Tsubo no Ishibumi(Tsubo Monument) Sue no Matsuyama
Tsubo no Ishibumi(Tsubo Monument)
Sue no Matsuyama
Taga Castle was a large government fortification built by the Yamato court during the Nara period. The castle itself was gone by the time of Basho’s visit, but the Tsubo Monument that still stood on the castle ruins described the origins of the castle. Basho was moved to tears to read the worn inscription that had survived a thousand years to testify to the castle’s ancient past.
Basho then visited a number of famous places that appear in the poems of old: Noda no Tamagawa, Oki no Ishi, and Sue no Matsuyama. Noda no Tamagawa (the Noda Tama River) was one of the “Six Tama Rivers” widely admired for their beauty. “Tama” was used to refer to something that was “as beautiful as a jewel,” and particularly beautiful rivers were given the name “Tama River.”
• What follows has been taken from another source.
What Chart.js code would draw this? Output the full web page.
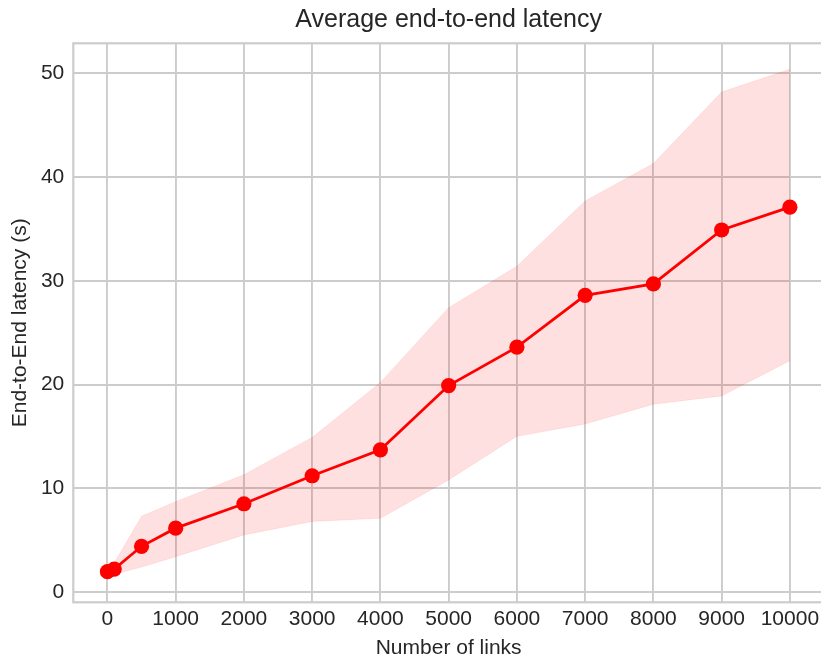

The Oki no Ishi (Rock in the Offing) refers to a pond with a curiously shaped pile of overlapping rocks which is described in a classical waka poem as follows: “Just as the Oki no Ishi rocks are perpetually wet, so is the sleeve of my kimono, which is kept busy wiping the tears of one who is always lovelorn, and never has time to dry.”
Sue no Matsuyama (Sue no Matsu mountain) is the name given to an elevation which offers a view of the nearby ocean. Sue no Matuyama appears in a famous poem found in the early 10th-century Kokin Waka-shu anthology of waka poems: kimi wo okite / adashi gokoro wo / waga motaba / sue no matsuyama / nami mo koenamu (if I were to love someone who was not you, the sea waves would rise and sweep over Sue no Matsuyama). This elevation has long been known as a place that the waves of the ocean have never reached, and local citizens who took refuge here after the 2011 Tohoku Earthquake were able to escape the tsunami which followed.